Book review: Salt, Fat, Acid, Heat

As you might recall, dear readers (if I have any yet), I am on mission of self-improvement for 2018, both because there is a lot to improve and because I have a lot of time to improve in now that Littlest Angel is in full-time school too.

One of the items of my self-improvement agenda is increasing my quite limited cooking repertoire. Of course, one of the reasons to do this is that, alone at home all day, I have run out of excuses NOT to do it!

My husband is obviously very keen to ensure that I keep up with this improvement as he bought me a copy of ‘Salt, Fat, Acid, Heat: Mastering the Elements of Good Cooking’ by Samin Nosrat for Christmas.

(Years ago, I knew a young lady who dumped her boyfriend when he bought her a handblender and a soup recipe book for Xmas. I guess she was, given they were a young dating couple, hoping for saucy undies, champagne and chocolates. As a middle-aged mum of two, married for the best part of two decades, I was just thrilled to get a gift. And a really interesting one, too! Oh, how one changes with age!)

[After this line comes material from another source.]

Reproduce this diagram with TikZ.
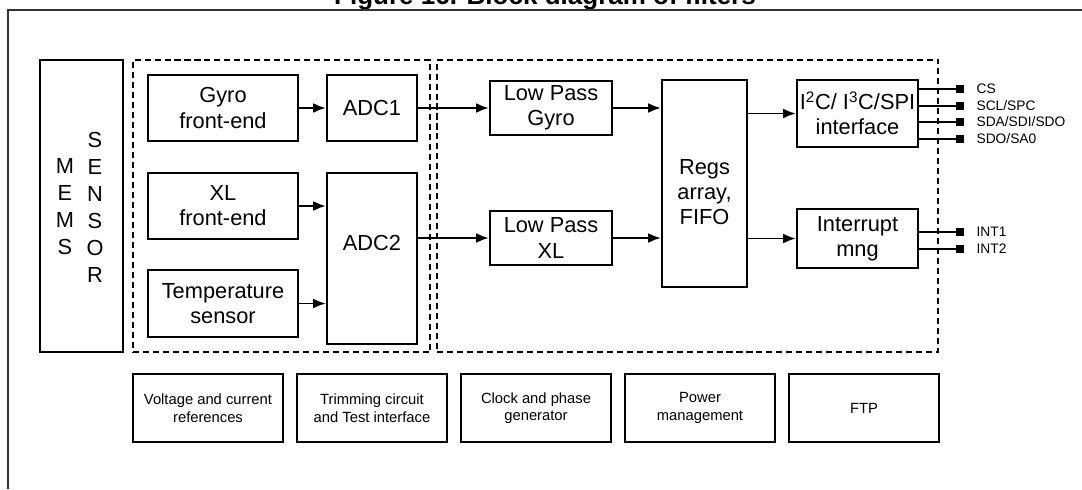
\documentclass[tikz,border=0pt]{standalone}
\usepackage{fontspec}
\setmainfont{Liberation Sans}
\usetikzlibrary{arrows.meta}

\newcommand{\blkfont}{\fontsize{15.5}{17.8}\selectfont}
\newcommand{\memsfont}{\fontsize{15.5}{19.2}\selectfont}
\newcommand{\auxfont}{\fontsize{10.5}{12.4}\selectfont}
\newcommand{\pinfont}{\fontsize{9.8}{11}\selectfont}
\newcommand{\titlefont}{\fontsize{18.5}{22}\selectfont\bfseries}

\begin{document}
\begin{tikzpicture}[
    x=0.025cm, y=-0.025cm,
    font=\blkfont,
    blk/.style={draw, line width=1.6pt, rectangle, align=center, inner sep=1pt},
    fe/.style={blk, minimum width=3.75cm, minimum height=1.65cm},
    lp/.style={blk, minimum width=3.05cm, minimum height=1.35cm},
    grp/.style={draw, line width=1.4pt, dash pattern=on 4.3pt off 2.8pt,
                rectangle, inner sep=0pt},
    aux/.style={blk, font=\auxfont, minimum width=3.75cm, minimum height=1.7cm},
    arr/.style={-{Latex[length=9pt, width=7pt]}, line width=1.4pt},
    wire/.style={line width=1.4pt},
    pin/.style={fill, rectangle, minimum size=0.2cm, inner sep=0pt},
    pinlbl/.style={font=\pinfont, inner sep=0pt, anchor=west},
    frame/.style={line width=1.1pt, black!80},
  ]

  \useasboundingbox (0,0) rectangle (1082,489);

  %% ================================================================
  %% Page frame and (cut) title
  %% ================================================================
  \begin{scope}
    \clip (0,0) rectangle (1082,489);
    \node[font=\titlefont, anchor=base, inner sep=0pt] (title) at (545,4)
      {Figure 16. Block diagram of filters};
  \end{scope}
  \draw[frame] (1082,10) -- (8,10) -- (8,489);

  %% ================================================================
  %% MEMS sensor
  %% ================================================================
  \node[blk, minimum width=2.075cm, minimum height=7.3cm] (mems) at (81.5,206) {};
  \node[font=\memsfont, align=center, inner sep=0pt] (memsL) at (65,207)
    {M\\E\\M\\S};
  \node[font=\memsfont, align=center, inner sep=0pt] (memsR) at (95,207)
    {S\\E\\N\\S\\O\\R};

  %% ================================================================
  %% Analog group
  %% ================================================================
  \node[grp, minimum width=7.425cm, minimum height=7.3cm] (grpA) at (281.5,206) {};

  \node[fe] (gyro) at (223,108)   {Gyro\\front-end};
  \node[fe] (xl)   at (223,206)   {XL\\front-end};
  \node[fe, minimum height=1.675cm] (temp) at (223,303.5) {Temperature\\sensor};

  \node[blk, minimum width=2.25cm, minimum height=1.65cm]  (adc1) at (372,108)   {ADC1};
  \node[blk, minimum width=2.25cm, minimum height=4.275cm] (adc2) at (372,258.5) {};
  \node[inner sep=0pt] (adc2txt) at (372,243) {ADC2};

  \draw[arr] (gyro) -- (adc1);
  \draw[arr] (xl)   -- (xl -| adc2.west);
  \draw[arr] (temp) -- (temp -| adc2.west);

  %% ================================================================
  %% Digital group
  %% ================================================================
  \node[grp, minimum width=12.525cm, minimum height=7.3cm] (grpB) at (687.5,206) {};

  \node[lp] (lpg) at (551,108) {Low Pass\\Gyro};
  \node[lp] (lpx) at (551,238) {Low Pass\\XL};

  \node[blk, minimum width=2.125cm, minimum height=5.175cm] (regs) at (704.5,183.5) {};
  \node[align=center, inner sep=0pt] (regstxt) at (704.5,192) {Regs\\array,\\FIFO};

  \node[blk, minimum width=3.025cm, minimum height=1.675cm] (i2c) at (857.5,113.5)
    {I\textsuperscript{2}C/ I\textsuperscript{3}C/SPI\\interface};
  \node[blk, minimum width=3.025cm, minimum height=1.475cm] (intm) at (857.5,238.5)
    {Interrupt\\mng};

  \draw[arr] (adc1) -- (lpg);
  \draw[arr] (adc2.east |- lpx) -- (lpx);
  \draw[arr] (lpg) -- (lpg -| regs.west);
  \draw[arr] (lpx) -- (lpx -| regs.west);
  \draw[arr] (regs.east |- i2c)  -- (i2c);
  \draw[arr] (regs.east |- intm) -- (intm);

  %% ================================================================
  %% Pins
  %% ================================================================
  \node[pin] (pCS)  at (960,89)  {};
  \node[pin] (pSCL) at (960,106) {};
  \node[pin] (pSDA) at (960,122) {};
  \node[pin] (pSDO) at (960,139) {};
  \node[pin] (pI1)  at (960,232) {};
  \node[pin] (pI2)  at (960,249) {};

  \node[pinlbl] (lCS)  at ([xshift=0.3cm]pCS.east)  {CS};
  \node[pinlbl] (lSCL) at ([xshift=0.3cm]pSCL.east) {SCL/SPC};
  \node[pinlbl] (lSDA) at ([xshift=0.3cm]pSDA.east) {SDA/SDI/SDO};
  \node[pinlbl] (lSDO) at ([xshift=0.3cm]pSDO.east) {SDO/SA0};
  \node[pinlbl] (lI1)  at ([xshift=0.3cm]pI1.east)  {INT1};
  \node[pinlbl] (lI2)  at ([xshift=0.3cm]pI2.east)  {INT2};

  \draw[wire] (i2c.east |- pCS)  -- (pCS);
  \draw[wire] (i2c.east |- pSCL) -- (pSCL);
  \draw[wire] (i2c.east |- pSDA) -- (pSDA);
  \draw[wire] (i2c.east |- pSDO) -- (pSDO);
  \draw[wire] (intm.east |- pI1) -- (pI1);
  \draw[wire] (intm.east |- pI2) -- (pI2);

  %% ================================================================
  %% Auxiliary blocks
  %% ================================================================
  \node[aux] (vref) at (208,408) {Voltage and current\\references};
  \node[aux] (trim) at (372,408) {Trimming circuit\\and Test interface};
  \node[aux] (clk)  at (536,408) {Clock and phase\\generator};
  \node[aux] (pwr)  at (700,408) {Power\\management};
  \node[aux] (ftp)  at (864,408) {FTP};

\end{tikzpicture}
\end{document}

Anyway, as ever, I digress.

Salt, Fat, Acid, Heat is a mighty tome, over 400 pages of food education. Food education? Well, it’s a cookery book, but it’s also a whole lot more than a cookery book.

The first part of this hefty hardbacked book is split into 4 categories, each one dealing with the whys and wherefors of the four elements of cooking – yep, you got it, salt, fat, acid and heat, just like it says on the cover. (I have just started it so am going through the salt section which is a real eye-opener. I need to go out and get myself some kosher salt for cooking this very weekend and save my expensive Maldon Sea Salt for where its really going to shine).

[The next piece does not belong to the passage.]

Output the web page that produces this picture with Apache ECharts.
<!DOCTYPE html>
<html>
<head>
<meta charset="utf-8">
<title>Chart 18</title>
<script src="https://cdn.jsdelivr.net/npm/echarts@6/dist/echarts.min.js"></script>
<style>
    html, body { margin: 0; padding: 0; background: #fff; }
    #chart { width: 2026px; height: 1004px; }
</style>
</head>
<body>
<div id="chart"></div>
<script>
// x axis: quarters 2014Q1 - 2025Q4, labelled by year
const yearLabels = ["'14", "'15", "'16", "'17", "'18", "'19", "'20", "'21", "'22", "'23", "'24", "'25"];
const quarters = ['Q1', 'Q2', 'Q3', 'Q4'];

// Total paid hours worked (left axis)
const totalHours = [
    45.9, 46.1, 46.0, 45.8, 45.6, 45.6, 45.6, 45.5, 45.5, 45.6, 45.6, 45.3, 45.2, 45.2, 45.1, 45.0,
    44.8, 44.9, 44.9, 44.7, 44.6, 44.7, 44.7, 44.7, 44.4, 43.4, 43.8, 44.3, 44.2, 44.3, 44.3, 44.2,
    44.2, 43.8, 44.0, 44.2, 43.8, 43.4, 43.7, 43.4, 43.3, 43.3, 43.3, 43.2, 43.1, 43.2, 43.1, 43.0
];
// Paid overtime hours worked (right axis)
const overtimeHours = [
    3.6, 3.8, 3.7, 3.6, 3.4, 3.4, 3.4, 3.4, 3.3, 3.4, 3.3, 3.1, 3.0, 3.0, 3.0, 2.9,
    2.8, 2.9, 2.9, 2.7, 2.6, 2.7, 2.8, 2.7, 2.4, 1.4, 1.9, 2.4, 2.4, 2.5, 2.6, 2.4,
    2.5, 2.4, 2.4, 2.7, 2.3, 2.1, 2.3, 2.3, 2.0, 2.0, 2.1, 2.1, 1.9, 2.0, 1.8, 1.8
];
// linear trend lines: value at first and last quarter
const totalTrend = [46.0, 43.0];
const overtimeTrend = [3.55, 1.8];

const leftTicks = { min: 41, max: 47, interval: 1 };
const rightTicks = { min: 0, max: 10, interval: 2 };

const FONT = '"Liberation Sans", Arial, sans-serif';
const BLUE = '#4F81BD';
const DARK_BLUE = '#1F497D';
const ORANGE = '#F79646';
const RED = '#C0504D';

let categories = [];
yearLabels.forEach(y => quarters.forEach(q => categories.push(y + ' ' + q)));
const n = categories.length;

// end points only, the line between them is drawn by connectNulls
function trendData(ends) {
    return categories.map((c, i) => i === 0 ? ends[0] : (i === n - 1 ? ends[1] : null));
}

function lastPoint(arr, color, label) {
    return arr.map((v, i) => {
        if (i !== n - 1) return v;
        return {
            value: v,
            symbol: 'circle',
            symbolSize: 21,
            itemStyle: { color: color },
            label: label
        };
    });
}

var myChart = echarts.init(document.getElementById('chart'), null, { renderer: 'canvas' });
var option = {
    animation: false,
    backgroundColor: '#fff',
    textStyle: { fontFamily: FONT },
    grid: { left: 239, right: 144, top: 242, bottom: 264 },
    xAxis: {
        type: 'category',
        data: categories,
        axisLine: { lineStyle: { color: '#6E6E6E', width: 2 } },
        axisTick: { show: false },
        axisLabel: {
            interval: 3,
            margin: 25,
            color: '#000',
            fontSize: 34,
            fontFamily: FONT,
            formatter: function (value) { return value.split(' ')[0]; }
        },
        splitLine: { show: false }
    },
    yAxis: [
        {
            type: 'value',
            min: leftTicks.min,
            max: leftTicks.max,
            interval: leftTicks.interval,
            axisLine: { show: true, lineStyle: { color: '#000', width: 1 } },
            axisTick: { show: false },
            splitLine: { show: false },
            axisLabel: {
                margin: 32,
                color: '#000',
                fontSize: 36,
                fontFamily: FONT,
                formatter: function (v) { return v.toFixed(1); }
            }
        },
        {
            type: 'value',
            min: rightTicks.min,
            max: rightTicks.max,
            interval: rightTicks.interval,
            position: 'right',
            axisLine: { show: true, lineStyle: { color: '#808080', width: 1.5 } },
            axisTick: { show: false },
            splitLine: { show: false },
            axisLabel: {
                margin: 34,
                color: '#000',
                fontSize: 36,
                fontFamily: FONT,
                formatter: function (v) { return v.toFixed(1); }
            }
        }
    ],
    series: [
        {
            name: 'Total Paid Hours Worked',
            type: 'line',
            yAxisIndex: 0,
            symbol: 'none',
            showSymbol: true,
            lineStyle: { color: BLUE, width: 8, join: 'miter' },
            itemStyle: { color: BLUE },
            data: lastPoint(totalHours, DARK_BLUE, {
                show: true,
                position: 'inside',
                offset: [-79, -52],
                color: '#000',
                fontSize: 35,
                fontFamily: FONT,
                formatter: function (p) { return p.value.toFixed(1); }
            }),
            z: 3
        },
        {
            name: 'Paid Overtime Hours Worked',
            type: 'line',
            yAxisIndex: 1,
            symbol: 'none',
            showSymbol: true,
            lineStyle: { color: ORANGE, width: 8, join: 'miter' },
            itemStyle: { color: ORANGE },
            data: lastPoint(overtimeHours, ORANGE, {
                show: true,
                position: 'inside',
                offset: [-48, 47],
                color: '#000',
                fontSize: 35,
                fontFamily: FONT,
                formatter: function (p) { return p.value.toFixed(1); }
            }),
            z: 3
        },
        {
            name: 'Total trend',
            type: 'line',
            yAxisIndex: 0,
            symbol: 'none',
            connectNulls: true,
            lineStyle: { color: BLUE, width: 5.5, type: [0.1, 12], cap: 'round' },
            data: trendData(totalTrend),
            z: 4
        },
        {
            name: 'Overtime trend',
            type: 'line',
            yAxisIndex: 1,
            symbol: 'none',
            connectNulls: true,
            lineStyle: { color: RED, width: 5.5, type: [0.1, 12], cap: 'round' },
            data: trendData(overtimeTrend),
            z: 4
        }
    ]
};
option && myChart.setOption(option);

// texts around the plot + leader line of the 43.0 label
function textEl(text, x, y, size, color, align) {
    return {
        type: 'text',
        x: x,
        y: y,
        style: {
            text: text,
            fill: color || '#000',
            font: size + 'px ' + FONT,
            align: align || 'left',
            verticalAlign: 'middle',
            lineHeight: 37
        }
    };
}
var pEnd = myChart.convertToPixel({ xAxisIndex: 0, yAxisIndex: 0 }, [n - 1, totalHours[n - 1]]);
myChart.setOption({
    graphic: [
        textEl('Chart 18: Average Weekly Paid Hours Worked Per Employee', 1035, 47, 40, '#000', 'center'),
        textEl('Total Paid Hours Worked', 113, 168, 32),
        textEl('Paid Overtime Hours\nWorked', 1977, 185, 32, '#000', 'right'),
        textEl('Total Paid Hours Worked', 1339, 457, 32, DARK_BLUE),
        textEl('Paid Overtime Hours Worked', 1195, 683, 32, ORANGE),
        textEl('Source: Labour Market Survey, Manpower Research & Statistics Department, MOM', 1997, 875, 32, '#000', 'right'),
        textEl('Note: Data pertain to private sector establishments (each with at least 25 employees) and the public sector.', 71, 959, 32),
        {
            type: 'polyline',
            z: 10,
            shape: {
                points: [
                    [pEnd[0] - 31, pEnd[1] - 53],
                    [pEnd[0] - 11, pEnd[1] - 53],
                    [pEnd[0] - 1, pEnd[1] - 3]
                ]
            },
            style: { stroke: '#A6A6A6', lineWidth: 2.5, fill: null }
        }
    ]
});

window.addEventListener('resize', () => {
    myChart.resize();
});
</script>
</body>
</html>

Part 2 is a combination of recipes, masterclasses and suggested menus. I haven’t got as far as this yet, but haven’t been able to resist a sneaky peek and was salivating over the Tuscan bean and kale soup.  And let’s not talk about the Salted Caramel Sauce!

I have to be honest, there are some sections that I probably won’t go near, like ‘Thirteen Ways of Looking at a Chicken’. As a vegetarian of 30 years, the only way I intend looking at a chicken is at arm’s length, wearing rubber gloves and with a slightly turned-up nose when I make chicken for the kids. I have no need of spatchcocking, filleting or quartering.

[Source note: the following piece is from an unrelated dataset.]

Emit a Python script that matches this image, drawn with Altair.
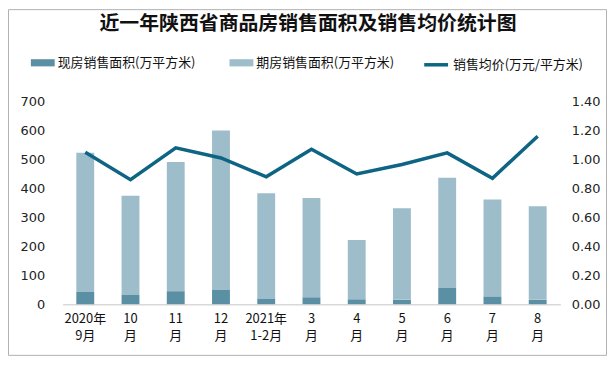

Interestingly, one of the first chapter is ‘How to use this book’. And I think this shows really clearly how very different it is from any of your usual cookbooks – and I should know as I have a shelf groaning under the weight of my dusty old cookbooks.

No, this is a completely different beast – part cookery school, part science lesson (complete with kitchen experiments), and part recipes.

So, off I head to read on about seasoning with the right kind of salt, at the right time, and in the right place. And to get (to quote the New York Times) “the confidence and instincts to unshackle yourself from the tyranny of always following recipes, and make … a cook for life”.